For those interested in the sale of Northern Songs, Lennon & McCartney’s publishing company, to ATV (and eventually to Michael Jackson years later) or how NEMS was lost or how Allen Klein manipulated the narrative will delight at McNab’s thorough research. Yes, New Yorker Klein did turn out to be rotten and yes, Lennon (as well as Harrison and Ringo Starr) was charmed by his similar “street” upbringing. Klein figured that the best way to Lennon was through Ono. When the three met, “Klein had arranged for the hotel to serve Yoko the macrobiotic rice he knew she liked, and he lavished attention on her throughout dinner,” reports McNab. Klein was responsible for so much: the re-release of all the US Beatles LPs on Apple, Harrison getting his first A-Side, and the breaking of the longstanding Beatles tradition of not releasing singles that had already appeared on albums.

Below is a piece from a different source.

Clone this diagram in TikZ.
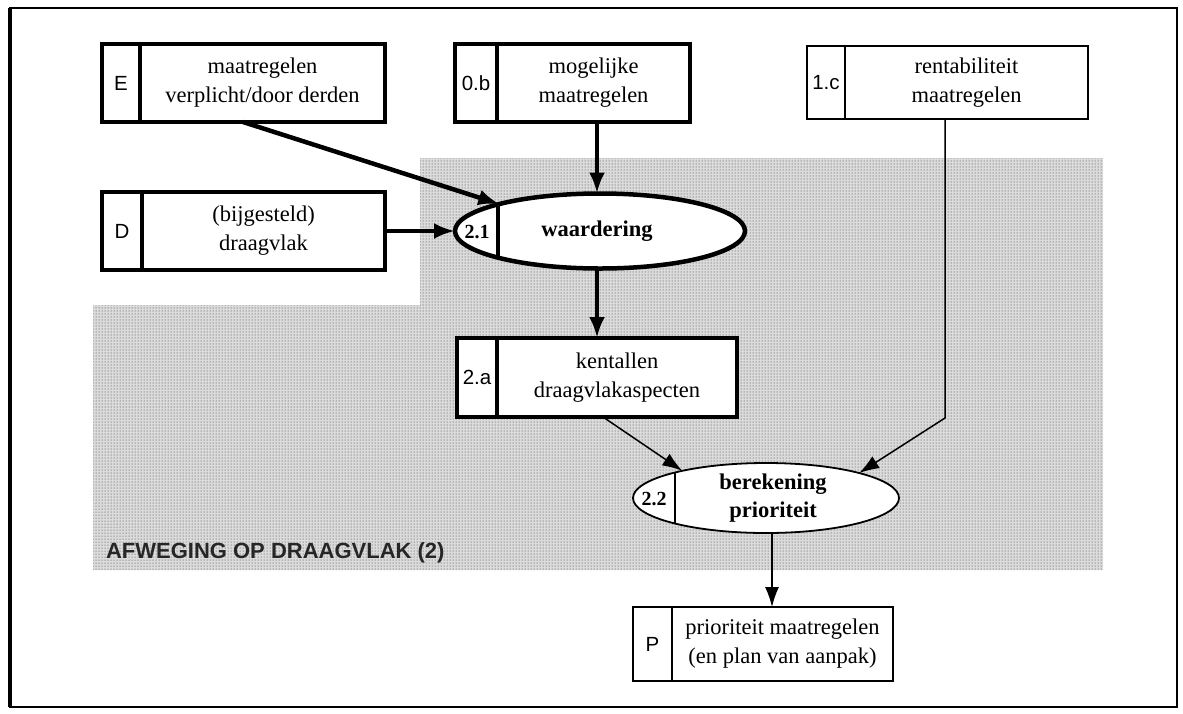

There is so much more here, from Angus McBean’s recreation of the Please Please Me album cover, to Lennon & Ono’s performance at Cambridge University; from Apple’s creative designer reveal that “It was my decision to not have the word ‘Beatles’ on the cover [of Abbey Road],” to the Plastic Ono Band’s debut in Toronto; from Lennon returning his MBE to the Queen to Harrison’s brief tour with Delany & Bonnie (with Eric Clapton). McNab’s collaring of the DJ who helped spread the “Paul is Dead” rumors is as essential as the realization that “Ringo would be the first pop star to cherry-pick his way through the Great American Songbook” with is Sentimental Journey LP.
There are some inexcusable errors (George Martin being called “a silent musical collaborator”) and needless liberties taken (Harrison is referred to as “The Quiet Beatle” four times and a “Dark Horse” once) but one can get past these when presented with the indefatigable effort McNab put into his research. There is an air of finality throughout the book. McNab notes that “on August 1, Lennon presented ‘Because’ to the band. It was the last new song that all four would work on from scratch.” “‘I Want You (She’s So Heavy)’ was the last song that all four collectively worked on under The Beatles banner, and August 21 was the last time these four musicians would gather in a recording studio together at the same time.” A photo shoot “on August 22 was the final time John Lennon, Paul McCartney, George Harrison and Ringo Starr would be pictured together.”